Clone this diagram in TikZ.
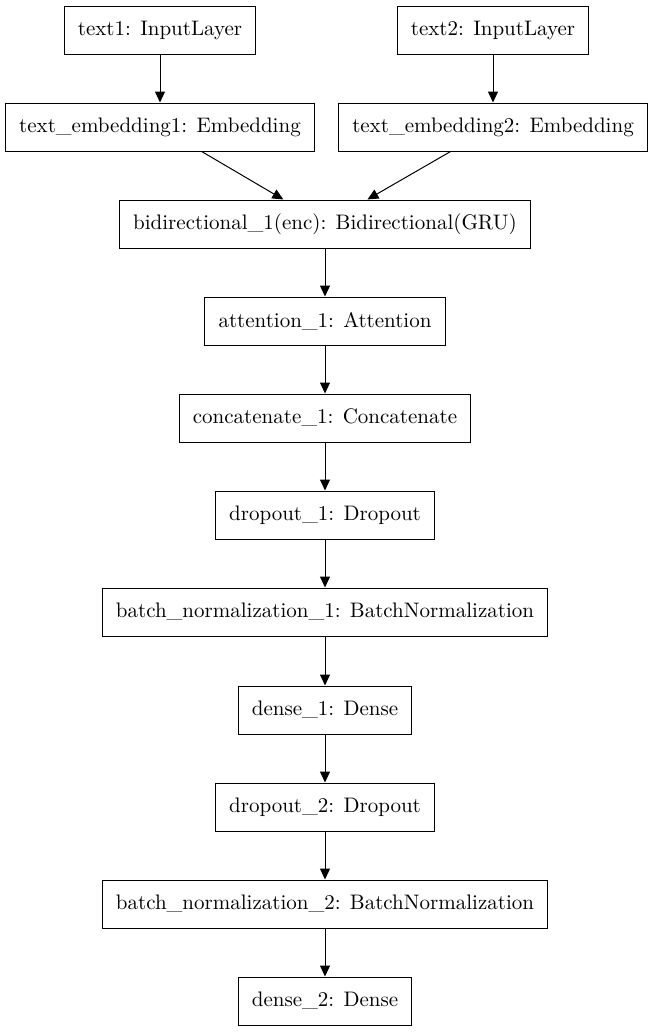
\documentclass[tikz,border=0pt]{standalone}
\usetikzlibrary{arrows.meta}

\tikzset{
  layer/.style={draw, line width=0.5pt, minimum height=24pt, inner xsep=6.8pt, font=\fontsize{10.5}{12}\selectfont},
  flow/.style={-{Triangle[length=5.5pt,width=5pt]}, line width=0.5pt}
}

\begin{document}
\begin{tikzpicture}[x=0.5pt, y=-0.5pt]
\useasboundingbox (0,0) rectangle (653,1033);

\node [layer] at (160, 30) (in1) {text1: InputLayer};
\node [layer] at (493, 30) (in2) {text2: InputLayer};
\node [layer] at (160, 127) (emb1) {text\_embedding1: Embedding};
\node [layer] at (493, 127) (emb2) {text\_embedding2: Embedding};
\node [layer] at (325, 224) (enc) {bidirectional\_1(enc): Bidirectional(GRU)};
\node [layer] at (325, 321) (att) {attention\_1: Attention};
\node [layer] at (325, 418) (cat) {concatenate\_1: Concatenate};
\node [layer] at (325, 515) (drop1) {dropout\_1: Dropout};
\node [layer] at (325, 612) (bn1) {batch\_normalization\_1: BatchNormalization};
\node [layer] at (325, 710) (dense1) {dense\_1: Dense};
\node [layer] at (325, 807) (drop2) {dropout\_2: Dropout};
\node [layer] at (325, 904) (bn2) {batch\_normalization\_2: BatchNormalization};
\node [layer] at (325, 1001) (dense2) {dense\_2: Dense};

\draw [flow] (in1) to (emb1);
\draw [flow] (in2) to (emb2);
\draw [flow] (emb1) to (enc);
\draw [flow] (emb2) to (enc);
\draw [flow] (enc) to (att);
\draw [flow] (att) to (cat);
\draw [flow] (cat) to (drop1);
\draw [flow] (drop1) to (bn1);
\draw [flow] (bn1) to (dense1);
\draw [flow] (dense1) to (drop2);
\draw [flow] (drop2) to (bn2);
\draw [flow] (bn2) to (dense2);
\end{tikzpicture}
\end{document}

### Your task:
Leave the pictures out and please restate exactly the lines running from the start of the material through the one with "at (325, 1001)".

### Task solution:
Clone this diagram in TikZ.
\documentclass[tikz,border=0pt]{standalone}
\usetikzlibrary{arrows.meta}

\tikzset{
  layer/.style={draw, line width=0.5pt, minimum height=24pt, inner xsep=6.8pt, font=\fontsize{10.5}{12}\selectfont},
  flow/.style={-{Triangle[length=5.5pt,width=5pt]}, line width=0.5pt}
}

\begin{document}
\begin{tikzpicture}[x=0.5pt, y=-0.5pt]
\useasboundingbox (0,0) rectangle (653,1033);

\node [layer] at (160, 30) (in1) {text1: InputLayer};
\node [layer] at (493, 30) (in2) {text2: InputLayer};
\node [layer] at (160, 127) (emb1) {text\_embedding1: Embedding};
\node [layer] at (493, 127) (emb2) {text\_embedding2: Embedding};
\node [layer] at (325, 224) (enc) {bidirectional\_1(enc): Bidirectional(GRU)};
\node [layer] at (325, 321) (att) {attention\_1: Attention};
\node [layer] at (325, 418) (cat) {concatenate\_1: Concatenate};
\node [layer] at (325, 515) (drop1) {dropout\_1: Dropout};
\node [layer] at (325, 612) (bn1) {batch\_normalization\_1: BatchNormalization};
\node [layer] at (325, 710) (dense1) {dense\_1: Dense};
\node [layer] at (325, 807) (drop2) {dropout\_2: Dropout};
\node [layer] at (325, 904) (bn2) {batch\_normalization\_2: BatchNormalization};
\node [layer] at (325, 1001) (dense2) {dense\_2: Dense};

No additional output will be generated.